En Japón hay un proverbio: "Si huele mal, tápelo". Lamentablemente, este parece haber sido el enfoque de Toyota ante su crisis de seguridad, ya que inicialmente negó, minimizó y mitigó los problemas relacionados con frenos y aceleradores que parecen tener voluntad propia. El presidente Akio Toyoda, nieto del fundador, estuvo desaparecido durante dos semanas y la empresa no pareció ser muy transparente sobre temas clave de seguridad, con lo que arriesga la confianza de sus consumidores en todo el mundo.
Esta ha sido una pesadilla de relaciones públicas para Toyota, ya que su marca ha sido un sinónimo de calidad y confiabilidad. Una crisis como ésta no puede ser más desafortunada para una automotriz y el costo de este problema hasta ahora —el llamado a revisión inicial de US$2.000 millones y la profunda caída del valor de sus acciones desde el 21 de enero, cuando se anunció el llamado a revisión del acelerador— es sólo un pago inicial de la cuenta final. El llamado a revisión ya se expandió a sus modelos Prius en todo el mundo, incluyendo Japón. Ya se empezaron a presentar demandas legales y se espera que los acuerdos extrajudiciales sean millonarios. Y hay que tener en cuenta las fábricas inactivas y los consecionarios vacíos.
No es sorprendente que la respuesta de Toyota haya sido tan inepta y dilatada, porque el manejo de crisis en Japón es ampliamente subdesarrollado.
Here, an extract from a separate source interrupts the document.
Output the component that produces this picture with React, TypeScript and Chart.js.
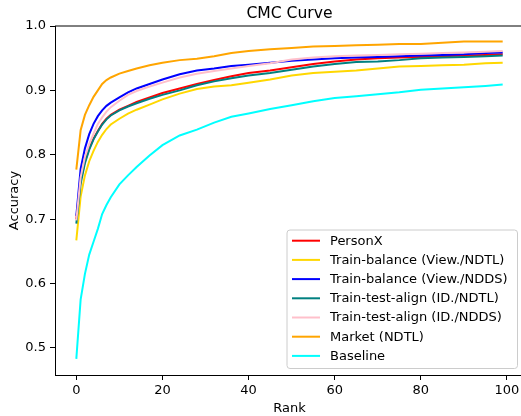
import React, { useEffect, useRef } from "react";
import { Chart, registerables } from "chart.js";

Chart.register(...registerables);

// ---- data ----
const ranks = [0, 1, 2, 3, 4, 5, 6, 7, 8, 10, 12, 14, 17, 20, 24, 28, 32, 36, 40, 45, 50, 55, 60, 65, 70, 75, 80, 85, 90, 95, 99];

const personX = [0.700, 0.760, 0.790, 0.810, 0.825, 0.837, 0.848, 0.856, 0.862, 0.870, 0.876, 0.882, 0.889, 0.896, 0.903, 0.910, 0.916, 0.922, 0.927, 0.931, 0.936, 0.941, 0.945, 0.948, 0.950, 0.951, 0.952, 0.953, 0.954, 0.955, 0.956];
const balanceNDTL = [0.667, 0.735, 0.768, 0.790, 0.806, 0.820, 0.831, 0.840, 0.847, 0.856, 0.864, 0.870, 0.878, 0.886, 0.895, 0.902, 0.906, 0.908, 0.912, 0.917, 0.923, 0.927, 0.929, 0.931, 0.934, 0.937, 0.938, 0.939, 0.940, 0.942, 0.943];
const balanceNDDS = [0.705, 0.778, 0.810, 0.832, 0.848, 0.860, 0.869, 0.876, 0.881, 0.889, 0.897, 0.903, 0.910, 0.917, 0.925, 0.931, 0.934, 0.938, 0.940, 0.943, 0.946, 0.948, 0.950, 0.951, 0.952, 0.953, 0.954, 0.955, 0.956, 0.958, 0.959];
const alignNDTL = [0.693, 0.755, 0.787, 0.808, 0.824, 0.836, 0.847, 0.855, 0.861, 0.869, 0.875, 0.880, 0.887, 0.893, 0.900, 0.908, 0.914, 0.919, 0.923, 0.927, 0.932, 0.937, 0.941, 0.944, 0.945, 0.947, 0.950, 0.951, 0.952, 0.953, 0.954];
const alignNDDS = [0.698, 0.765, 0.797, 0.817, 0.833, 0.848, 0.858, 0.867, 0.874, 0.884, 0.893, 0.899, 0.906, 0.912, 0.920, 0.926, 0.930, 0.934, 0.938, 0.942, 0.948, 0.951, 0.953, 0.954, 0.955, 0.956, 0.957, 0.958, 0.959, 0.960, 0.961];
const marketNDTL = [0.777, 0.838, 0.862, 0.877, 0.890, 0.900, 0.910, 0.916, 0.920, 0.926, 0.930, 0.934, 0.939, 0.943, 0.947, 0.949, 0.953, 0.958, 0.961, 0.964, 0.966, 0.968, 0.969, 0.970, 0.971, 0.972, 0.972, 0.974, 0.976, 0.976, 0.976];
const baseline = [0.483, 0.575, 0.615, 0.645, 0.665, 0.685, 0.708, 0.722, 0.734, 0.754, 0.768, 0.781, 0.799, 0.815, 0.830, 0.839, 0.850, 0.859, 0.864, 0.871, 0.877, 0.883, 0.888, 0.891, 0.894, 0.897, 0.901, 0.903, 0.905, 0.907, 0.909];

const seriesLabels = [
  "PersonX",
  "Train-balance (View./NDTL)",
  "Train-balance (View./NDDS)",
  "Train-test-align (ID./NDTL)",
  "Train-test-align (ID./NDDS)",
  "Market (NDTL)",
  "Baseline",
];
const seriesValues = [personX, balanceNDTL, balanceNDDS, alignNDTL, alignNDDS, marketNDTL, baseline];

const xTickValues = [0, 20, 40, 60, 80, 100];
const yTickValues = [0.5, 0.6, 0.7, 0.8, 0.9, 1.0];

const titleText = "CMC Curve";
const xLabel = "Rank";
const yLabel = "Accuracy";

// ---- styles ----
const colors = ["#ff0000", "#ffd700", "#0000ff", "#008080", "#ffc0cb", "#ffa500", "#00ffff"];
const FONT = '"DejaVu Sans", sans-serif';
const CANVAS_W = 540;
const CANVAS_H = 416;

const decorPlugin = {
  id: "decor",
  afterDraw(chart: any) {
    const ctx = chart.ctx as CanvasRenderingContext2D;
    const a = chart.chartArea;
    ctx.save();
    // top spine
    ctx.strokeStyle = "#000";
    ctx.lineWidth = 1;
    ctx.beginPath();
    ctx.moveTo(a.left, a.top);
    ctx.lineTo(a.right, a.top);
    ctx.stroke();

    const cx = (a.left + a.right) / 2;
    ctx.fillStyle = "#000";
    ctx.textAlign = "center";
    ctx.textBaseline = "alphabetic";
    ctx.font = `15.6px ${FONT}`;
    ctx.fillText(titleText, cx, 18);
    ctx.font = `13px ${FONT}`;
    ctx.fillText(xLabel, cx, 412);
    ctx.save();
    ctx.translate(18, (a.top + a.bottom) / 2);
    ctx.rotate(-Math.PI / 2);
    ctx.fillText(yLabel, 0, 0);
    ctx.restore();

    // legend
    const x0 = 287, x1 = 517.5, y0 = 230, y1 = 368.5, r = 3;
    ctx.beginPath();
    ctx.moveTo(x0 + r, y0);
    ctx.lineTo(x1 - r, y0);
    ctx.quadraticCurveTo(x1, y0, x1, y0 + r);
    ctx.lineTo(x1, y1 - r);
    ctx.quadraticCurveTo(x1, y1, x1 - r, y1);
    ctx.lineTo(x0 + r, y1);
    ctx.quadraticCurveTo(x0, y1, x0, y1 - r);
    ctx.lineTo(x0, y0 + r);
    ctx.quadraticCurveTo(x0, y0, x0 + r, y0);
    ctx.closePath();
    ctx.fillStyle = "rgba(255,255,255,0.8)";
    ctx.fill();
    ctx.strokeStyle = "rgb(204,204,204)";
    ctx.lineWidth = 1;
    ctx.stroke();

    ctx.textAlign = "left";
    ctx.textBaseline = "middle";
    ctx.font = `13px ${FONT}`;
    chart.data.datasets.forEach((ds: any, i: number) => {
      const y = 240.7 + i * 19.2;
      ctx.strokeStyle = ds.borderColor;
      ctx.lineWidth = 2;
      ctx.beginPath();
      ctx.moveTo(292, y);
      ctx.lineTo(320, y);
      ctx.stroke();
      ctx.fillStyle = "#000";
      ctx.fillText(ds.label, 330, y + 0.5);
    });
    ctx.restore();
  },
};

export default function App() {
  const ref = useRef<HTMLCanvasElement>(null);

  useEffect(() => {
    if (!ref.current) return;
    const datasets = seriesValues.map((vals, i) => ({
      label: seriesLabels[i],
      data: ranks.map((r, j) => ({ x: r, y: vals[j] })),
      borderColor: colors[i],
      backgroundColor: colors[i],
      borderWidth: 2,
      pointRadius: 0,
      tension: 0,
      fill: false,
      order: -i,
    }));
    const chart = new Chart(ref.current, {
      type: "line",
      data: { datasets },
      options: {
        animation: false,
        responsive: false,
        devicePixelRatio: 1,
        layout: { padding: { top: 26, left: 0, right: CANVAS_W - 524, bottom: 0 } },
        plugins: {
          legend: { display: false },
          title: { display: false },
          tooltip: { enabled: false },
        },
        scales: {
          x: {
            type: "linear",
            min: -4.95,
            max: 103.95,
            afterBuildTicks: (s: any) => {
              s.ticks = xTickValues.map((v) => ({ value: v }));
            },
            afterFit: (s: any) => {
              s.height = CANVAS_H - 375;
            },
            ticks: {
              autoSkip: false,
              maxRotation: 0,
              padding: 3,
              color: "#000",
              font: { family: FONT, size: 13 },
              callback: (v: any) => String(v),
            },
            grid: { drawOnChartArea: false, tickLength: 5, color: "#000", tickColor: "#000" },
            border: { display: true, color: "#000", width: 1 },
          },
          y: {
            type: "linear",
            min: 0.458,
            max: 1.0,
            afterBuildTicks: (s: any) => {
              s.ticks = yTickValues.map((v) => ({ value: v }));
            },
            afterFit: (s: any) => {
              s.width = 55;
            },
            ticks: {
              autoSkip: false,
              padding: 4,
              color: "#000",
              font: { family: FONT, size: 13 },
              callback: (v: any) => Number(v).toFixed(1),
            },
            grid: { drawOnChartArea: false, tickLength: 5, color: "#000", tickColor: "#000" },
            border: { display: true, color: "#000", width: 1 },
          },
        },
      },
      plugins: [decorPlugin],
    });
    return () => chart.destroy();
  }, []);

  return (
    <div
      style={{
        position: "fixed",
        left: 0,
        top: 0,
        width: 521,
        height: 416,
        overflow: "hidden",
        background: "#fff",
      }}
    >
      <canvas ref={ref} width={CANVAS_W} height={CANVAS_H} style={{ display: "block", width: CANVAS_W, height: CANVAS_H }} />
    </div>
  );
}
Durante las últimas dos décadas, no puedo pensar en una instancia en la que una empresa japonesa haya tenido un buen desempeño para manejar una crisis. El patrón es demasiado familiar, y típicamente se produce una respuesta inicial lenta, se minimiza el problema, se decide un llamado a revisión a regañadientes, la comunicación con el público es deficiente y hay muy poca compasión y preocupación por los consumidores perjudicados por el producto.